Putin’s central point was that Russia, as a world power, would not be afraid to oppose Washington’s unilateral hegemonic actions when they run counter to the interests of the Kremlin. Putin warned that he would use a combined strategy of multilateralism, legality, disarmament, diplomatic pressure, and political negotiation. This warning call from the Russian leader should be considered as very significant. It will transform the official position of all of the institutions of Russia, and will continue on as policy even after Putin has stepped down.

Of course, Putin’s formulation that the world is currently under a unipolar system doesn’t correspond with the international context since the fall of the Berlin Wall.
While some North American and European leaders do consider the United States to be the one true hegemon, before the current President, the foreign policies developed by Bush Sr. and Clinton were implemented with multilateral support that involved the recognition and diplomatic approval of Russia.

The same multilateralism that led to international interventions in the Balkans and the Middle East, as well as numerous peace-keeping operations under the flag of the United Nations, also contributed to the amplification of NATO to include Central Europe and the extinct Soviet Union, the transformation of the CSCE into the OSCE, and the incorporation of Russia into the G-8. One exception, however, that may be noteworthy, was NATO’s intervention in Kosovo in 1999.

It was only during the current presidency of George W. Bush, that multilateral action with Russia and other European allies began to break down. Without a doubt, the attacks of September 11th radicalized the unilateralist tendencies of American foreign policy. Yet, multilateralism was not completely discarded. The maintenance of Euro-Atlantic dialogue, the creation of the quartet (The United States-Russia-European Union-UN) to manage the pacification of Palestine and Israel, and the negotiations being held to resolve the crises of Iran and North Korea, serve as undeniable proof of this reality.

But the military intervention in Iraq in 2003, with the participation of the United Kingdom and the support of Spain, ostensibly reinforced the Russian perception that the White House aspired to restore unilateral global hegemony. Additional American and European initiatives reinforced this perception by directly affecting the national interests of Russia without Moscow’s prior consent.
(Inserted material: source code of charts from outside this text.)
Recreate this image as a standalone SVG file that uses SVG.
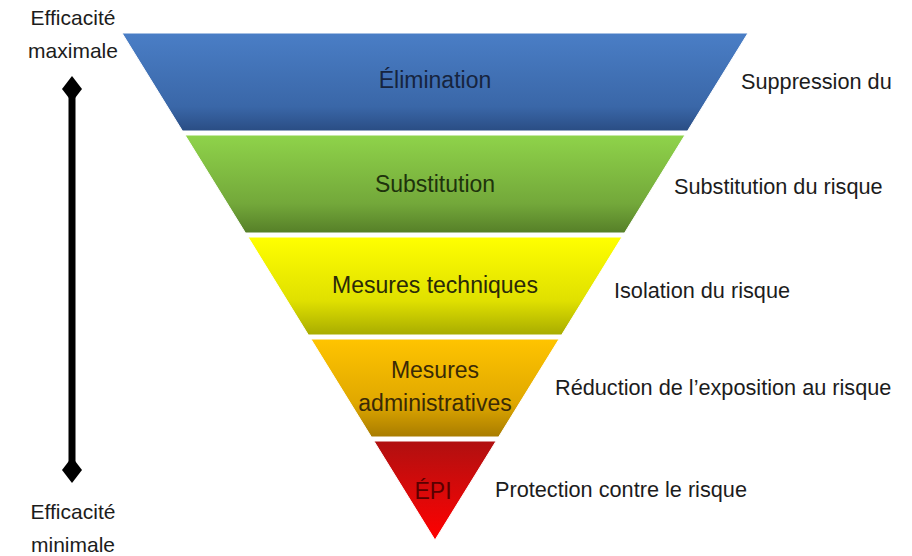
<svg xmlns="http://www.w3.org/2000/svg" width="912" height="556" viewBox="0 0 912 556">
  <defs>
    <linearGradient id="gBlue" x1="0" y1="0" x2="0" y2="1">
      <stop offset="0" stop-color="#4a7ec6"/>
      <stop offset="0.75" stop-color="#3a67a8"/>
      <stop offset="1" stop-color="#2a4d84"/>
    </linearGradient>
    <linearGradient id="gGreen" x1="0" y1="0" x2="0" y2="1">
      <stop offset="0" stop-color="#8fd34a"/>
      <stop offset="0.7" stop-color="#73a83a"/>
      <stop offset="1" stop-color="#567f28"/>
    </linearGradient>
    <linearGradient id="gYellow" x1="0" y1="0" x2="0" y2="1">
      <stop offset="0" stop-color="#ffff00"/>
      <stop offset="0.65" stop-color="#e0e000"/>
      <stop offset="1" stop-color="#a8ac00"/>
    </linearGradient>
    <linearGradient id="gOrange" x1="0" y1="0" x2="0" y2="1">
      <stop offset="0" stop-color="#ffc400"/>
      <stop offset="0.65" stop-color="#e0a800"/>
      <stop offset="1" stop-color="#a87c00"/>
    </linearGradient>
    <linearGradient id="gRed" x1="0" y1="0" x2="0" y2="1">
      <stop offset="0" stop-color="#b01010"/>
      <stop offset="0.6" stop-color="#e00808"/>
      <stop offset="1" stop-color="#ff0000"/>
    </linearGradient>
  </defs>
  <style>
    text { font-family: "Liberation Sans", Arial, sans-serif; }
    .band-label { font-size: 23px; text-anchor: middle; }
    .side { font-size: 21.7px; fill: #1c1c1c; }
    .axis { font-size: 21px; fill: #1c1c1c; text-anchor: middle; }
    .band { stroke: #ffffff; stroke-width: 1; }
  </style>

  <rect width="912" height="556" fill="#ffffff"/>

  <!-- efficiency axis -->
  <g id="axis">
    <text class="axis" x="73" y="25">Efficacité</text>
    <text class="axis" x="73" y="58">maximale</text>
    <line x1="72" y1="90" x2="72" y2="468" stroke="#000000" stroke-width="7"/>
    <polygon points="72,76 82,89 72,102 62,89" fill="#000000"/>
    <polygon points="72,457 82,470 72,483 62,470" fill="#000000"/>
    <text class="axis" x="73" y="519">Efficacité</text>
    <text class="axis" x="73" y="552">minimale</text>
  </g>

  <!-- hierarchy bands -->
  <g id="elimination">
    <polygon class="band" points="122,33 748,33 687.5,131 182.5,131" fill="url(#gBlue)"/>
    <text class="band-label" x="435" y="88" fill="#16243e">Élimination</text>
    <text class="side" x="741" y="89">Suppression du</text>
  </g>
  <g id="substitution">
    <polygon class="band" points="185,135 685,135 624.5,233 245.5,233" fill="url(#gGreen)"/>
    <text class="band-label" x="435" y="192" fill="#1e330c">Substitution</text>
    <text class="side" x="674" y="194">Substitution du risque</text>
  </g>
  <g id="techniques">
    <polygon class="band" points="248,237 622,237 561.6,335 308.4,335" fill="url(#gYellow)"/>
    <text class="band-label" x="435" y="293" fill="#2a2a08">Mesures techniques</text>
    <text class="side" x="614" y="298">Isolation du risque</text>
  </g>
  <g id="administratives">
    <polygon class="band" points="310.9,339 559.1,339 498.6,437 371.4,437" fill="url(#gOrange)"/>
    <text class="band-label" x="435" y="378" fill="#3a2a06">Mesures</text>
    <text class="band-label" x="435" y="411" fill="#3a2a06">administratives</text>
    <text class="side" x="555" y="395">Réduction de l’exposition au risque</text>
  </g>
  <g id="epi">
    <polygon class="band" points="373.9,441 496.1,441 435,540" fill="url(#gRed)"/>
    <text class="band-label" x="433" y="499" fill="#5a0000">ÉPI</text>
    <text class="side" x="495" y="497">Protection contre le risque</text>
  </g>
</svg>
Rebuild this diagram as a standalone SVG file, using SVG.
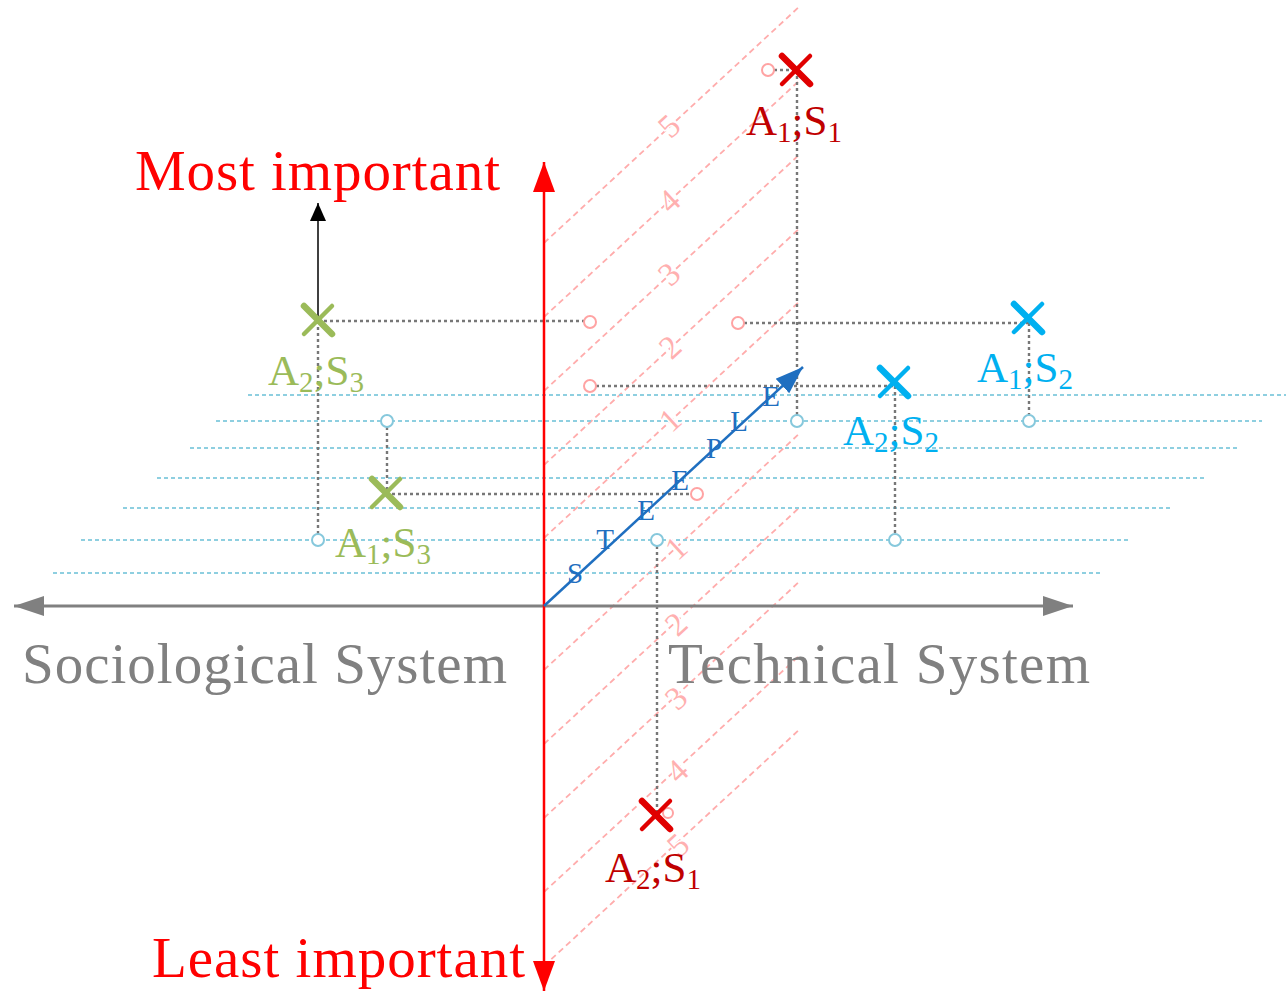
<svg xmlns="http://www.w3.org/2000/svg" width="1286" height="992" viewBox="0 0 1286 992">
  <defs>
    <style>
      .serif { font-family: "Liberation Serif", "Times New Roman", serif; }
      .pink { stroke: #ffacac; stroke-width: 1.8; stroke-dasharray: 6 4; fill: none; }
      .blue { stroke: #8ecfe0; stroke-width: 2.2; stroke-dasharray: 4 3; fill: none; }
      .gray { stroke: #777777; stroke-width: 2.4; stroke-dasharray: 3 3; fill: none; }
      .pc { stroke: #ffa3a3; stroke-width: 2; fill: #fff; }
      .bc { stroke: #86c8dc; stroke-width: 2; fill: #fff; }
      .num { font-family: "Liberation Serif", "Times New Roman", serif; font-size: 33px; fill: #ffb0b0; text-anchor: middle; stroke: #fff; stroke-width: 3; paint-order: stroke; }
      .big { font-family: "Liberation Serif", "Times New Roman", serif; font-size: 57px; }
      .lbl { font-family: "Liberation Serif", "Times New Roman", serif; font-size: 43px; }
      .st { font-family: "Liberation Serif", "Times New Roman", serif; font-size: 29px; fill: #1f6fc0; text-anchor: middle; }
      .xr { stroke: #e00000; }
      .xg { stroke: #9bbb59; }
      .xb { stroke: #00b0f0; }
    </style>
    <g id="xm">
      <path d="M-14,-14 L14,14" stroke-width="6.5" stroke-linecap="round"/>
      <path d="M14,-14 L-14,14" stroke-width="4.5" stroke-linecap="round"/>
    </g>
    <marker id="ahRed" markerUnits="userSpaceOnUse" markerWidth="32" markerHeight="22" refX="30" refY="11" orient="auto" viewBox="0 0 32 22">
      <path d="M0,0 L30,11 L0,22 Z" fill="#ff0000"/>
    </marker>
    <marker id="ahGray" markerUnits="userSpaceOnUse" markerWidth="32" markerHeight="22" refX="30" refY="10" orient="auto" viewBox="0 0 32 20">
      <path d="M0,0 L30,10 L0,20 Z" fill="#808080"/>
    </marker>
    <marker id="ahBlue" markerUnits="userSpaceOnUse" markerWidth="30" markerHeight="22" refX="28" refY="10" orient="auto" viewBox="0 0 30 20">
      <path d="M0,0 L28,10 L0,20 Z" fill="#1f6fc0"/>
    </marker>
    <marker id="ahBlack" markerUnits="userSpaceOnUse" markerWidth="20" markerHeight="18" refX="18" refY="8" orient="auto" viewBox="0 0 20 16">
      <path d="M0,0 L18,8 L0,16 Z" fill="#000"/>
    </marker>
  </defs>

  <rect width="1286" height="992" fill="#fff"/>

  <!-- pink importance planes -->
  <g id="importance-lines">
    <line class="pink" x1="544" y1="243" x2="800" y2="6"/>
    <line class="pink" x1="544" y1="317" x2="800" y2="80"/>
    <line class="pink" x1="544" y1="391" x2="800" y2="154"/>
    <line class="pink" x1="544" y1="465" x2="800" y2="228"/>
    <line class="pink" x1="544" y1="538" x2="800" y2="301"/>
    <line class="pink" x1="544" y1="670" x2="800" y2="433"/>
    <line class="pink" x1="544" y1="744" x2="800" y2="507"/>
    <line class="pink" x1="544" y1="818" x2="800" y2="581"/>
    <line class="pink" x1="544" y1="892" x2="800" y2="655"/>
    <line class="pink" x1="544" y1="966" x2="800" y2="729"/>
  </g>

  <!-- blue dotted planes -->
  <g id="system-lines">
    <line class="blue" x1="248" y1="395" x2="1286" y2="395"/>
    <line class="blue" x1="216" y1="421" x2="1262" y2="421"/>
    <line class="blue" x1="190" y1="448" x2="1240" y2="448"/>
    <line class="blue" x1="157" y1="478" x2="1205" y2="478"/>
    <line class="blue" x1="123" y1="508" x2="1170" y2="508"/>
    <line class="blue" x1="81" y1="540" x2="1130" y2="540"/>
    <line class="blue" x1="53" y1="573" x2="1100" y2="573"/>
  </g>

  <!-- pink numbers -->
  <g id="importance-numbers">
    <text class="num" transform="translate(669,126) rotate(-42.7)" y="11">5</text>
    <text class="num" transform="translate(669,201) rotate(-42.7)" y="11">4</text>
    <text class="num" transform="translate(669,274) rotate(-42.7)" y="11">3</text>
    <text class="num" transform="translate(670,347) rotate(-42.7)" y="11">2</text>
    <text class="num" transform="translate(670,420) rotate(-42.7)" y="11">1</text>
    <text class="num" transform="translate(676,548) rotate(-42.7)" y="11">1</text>
    <text class="num" transform="translate(676,624) rotate(-42.7)" y="11">2</text>
    <text class="num" transform="translate(676,698) rotate(-42.7)" y="11">3</text>
    <text class="num" transform="translate(677,771) rotate(-42.7)" y="11">4</text>
    <text class="num" transform="translate(678,845) rotate(-42.7)" y="11">5</text>
  </g>

  <!-- connectors -->
  <g id="connectors">
    <line class="gray" x1="774" y1="70" x2="796" y2="70"/>
    <line class="gray" x1="797" y1="70" x2="797" y2="415"/>
    <line class="gray" x1="318" y1="321" x2="584" y2="321"/>
    <line class="gray" x1="318" y1="321" x2="318" y2="534"/>
    <line class="gray" x1="386" y1="494" x2="691" y2="494"/>
    <line class="gray" x1="387" y1="427" x2="387" y2="494"/>
    <line class="gray" x1="744" y1="323" x2="1029" y2="323"/>
    <line class="gray" x1="1029" y1="323" x2="1029" y2="415"/>
    <line class="gray" x1="596" y1="386" x2="895" y2="386"/>
    <line class="gray" x1="895" y1="386" x2="895" y2="534"/>
    <line class="gray" x1="657" y1="546" x2="657" y2="814"/>
    <line class="gray" x1="657" y1="814" x2="663" y2="814"/>
    <line x1="318" y1="320" x2="318" y2="203" stroke="#000" stroke-width="1.5" marker-end="url(#ahBlack)"/>
    <circle class="pc" cx="768" cy="70" r="6"/>
    <circle class="pc" cx="590" cy="322" r="6"/>
    <circle class="pc" cx="738" cy="323" r="6"/>
    <circle class="pc" cx="590" cy="386" r="6"/>
    <circle class="pc" cx="697" cy="494" r="6"/>
    <circle class="pc" cx="668" cy="813" r="5" fill="none"/>
    <circle class="bc" cx="797" cy="421" r="6"/>
    <circle class="bc" cx="387" cy="421" r="6"/>
    <circle class="bc" cx="1029" cy="421" r="6"/>
    <circle class="bc" cx="318" cy="540" r="6"/>
    <circle class="bc" cx="895" cy="540" r="6"/>
    <circle class="bc" cx="657" cy="540" r="6"/>
  </g>

  <!-- axes -->
  <g id="axes">
    <line x1="544" y1="606" x2="14" y2="606" stroke="#808080" stroke-width="3" marker-end="url(#ahGray)"/>
    <line x1="544" y1="606" x2="1073" y2="606" stroke="#808080" stroke-width="3" marker-end="url(#ahGray)"/>
    <line x1="544" y1="606" x2="544" y2="162" stroke="#ff0000" stroke-width="2.5" marker-end="url(#ahRed)"/>
    <line x1="544" y1="606" x2="544" y2="991" stroke="#ff0000" stroke-width="2.5" marker-end="url(#ahRed)"/>
    <line x1="544" y1="606" x2="803" y2="367" stroke="#1f6fc0" stroke-width="2.5" marker-end="url(#ahBlue)"/>
  </g>

  <g id="steeple-letters">
    <text class="st" x="575" y="583">S</text>
    <text class="st" x="605" y="549">T</text>
    <text class="st" x="646" y="520">E</text>
    <text class="st" x="680" y="490">E</text>
    <text class="st" x="714" y="458">P</text>
    <text class="st" x="739" y="431">L</text>
    <text class="st" x="771" y="406">E</text>
  </g>

  <g id="axis-labels">
    <text class="big" x="135" y="190" fill="#ff0000" textLength="365">Most important</text>
    <text class="big" x="152" y="977" fill="#ff0000" textLength="373">Least important</text>
    <text class="big" x="22" y="683" fill="#808080" textLength="485">Sociological System</text>
    <text class="big" x="668" y="683" fill="#808080" textLength="422">Technical System</text>
  </g>

  <!-- nodes -->
  <g id="node-A1S1">
    <use href="#xm" x="796" y="70" class="xr"/>
    <text class="lbl" x="746" y="135" fill="#c00000">A<tspan font-size="29" dy="7">1</tspan><tspan dy="-7">;S</tspan><tspan font-size="29" dy="7">1</tspan></text>
  </g>
  <g id="node-A2S1">
    <use href="#xm" x="656" y="815" class="xr"/>
    <text class="lbl" x="605" y="882" fill="#c00000">A<tspan font-size="29" dy="7">2</tspan><tspan dy="-7">;S</tspan><tspan font-size="29" dy="7">1</tspan></text>
  </g>
  <g id="node-A2S3">
    <use href="#xm" x="318" y="320" class="xg"/>
    <text class="lbl" x="268" y="385" fill="#9bbb59">A<tspan font-size="29" dy="7">2</tspan><tspan dy="-7">;S</tspan><tspan font-size="29" dy="7">3</tspan></text>
  </g>
  <g id="node-A1S3">
    <use href="#xm" x="386" y="493" class="xg"/>
    <text class="lbl" x="335" y="557" fill="#9bbb59">A<tspan font-size="29" dy="7">1</tspan><tspan dy="-7">;S</tspan><tspan font-size="29" dy="7">3</tspan></text>
  </g>
  <g id="node-A1S2">
    <use href="#xm" x="1028" y="318" class="xb"/>
    <text class="lbl" x="977" y="382" fill="#00b0f0">A<tspan font-size="29" dy="7">1</tspan><tspan dy="-7">;S</tspan><tspan font-size="29" dy="7">2</tspan></text>
  </g>
  <g id="node-A2S2">
    <use href="#xm" x="894" y="382" class="xb"/>
    <text class="lbl" x="843" y="445" fill="#00b0f0">A<tspan font-size="29" dy="7">2</tspan><tspan dy="-7">;S</tspan><tspan font-size="29" dy="7">2</tspan></text>
  </g>
</svg>
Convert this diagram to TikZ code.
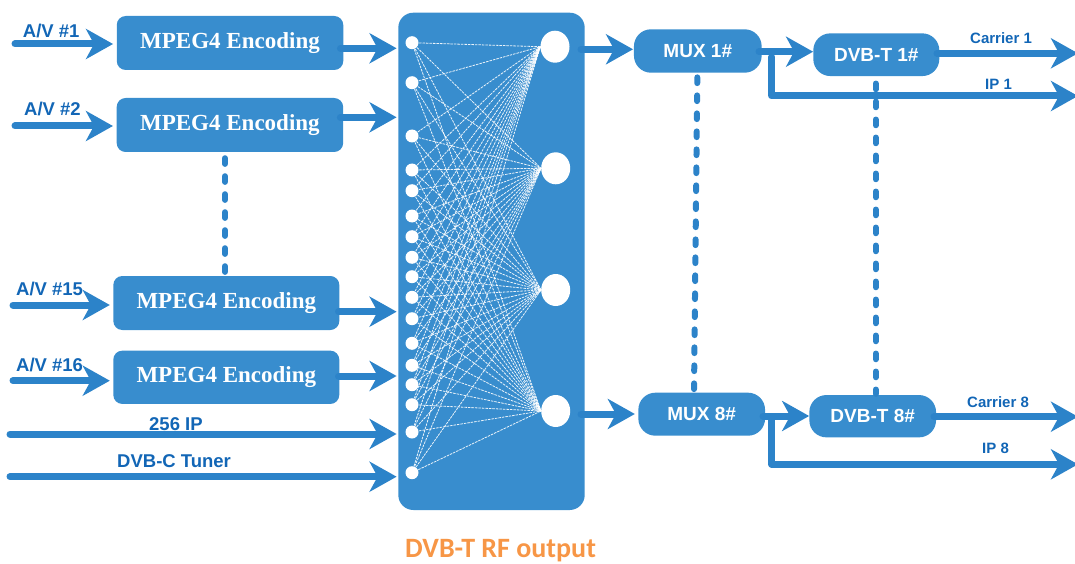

The military presence of the United States in certain central Asian republics, its developing influence in the Caucuses, especially throughout Georgia, and the support of Washington for the anti-Russian policies of Poland and the Baltic States, combined with the interfering policies of the EU in the electoral processes of the Ukraine, Belarus, and Moldova, have induced in the Kremlin a worrisome vision about its future as a regional and global power. Ukraine and Georgia are also moving to join NATO and extend the new anti-missile defense umbrella farther east, further troubling Russia. This same NATO that was founded to balance against the military might of the Soviet Union, has had as its political and military policy the justification of the American Secretary of Defense, Gates, as well as the Secretary General of the Organization, Jaap de Hoop.

The systematic blockade of Russia from entering the World Trade Organization has also been difficult to justify before Russian leaders. While the excuse up until now has been largely economic, the membership of unstable countries like Moldova and Georgia are difficult to explain away.

Finally, the growing criticism of the West to Russia’s new energy policy has further complicated communication. The dissolution of the artificial prices granted until now to the Ukraine and Belarus, and the incorporation of Russian businesses as shareholders of strategic EU businesses, have become objects of criticism, legal action, and policies of resistance from the governments of Western Europe. These measures demonstrate that the Russian security agenda has adapted from a focus on only the political-military, to a multidimensional stance.

The recent political crisis in the Ukraine demonstrated the urgency of rethinking relations between Russia, the EU, and the United States in order to secure European and global stability. And while it is possible to doubt the will and capacity of Moscow to move forward with its new foreign policy orientation (see conclusions of the International Conference of Safe Democracy), we must take Putin’s warning very seriously if we want to maintain good relations with Russia over the coming years.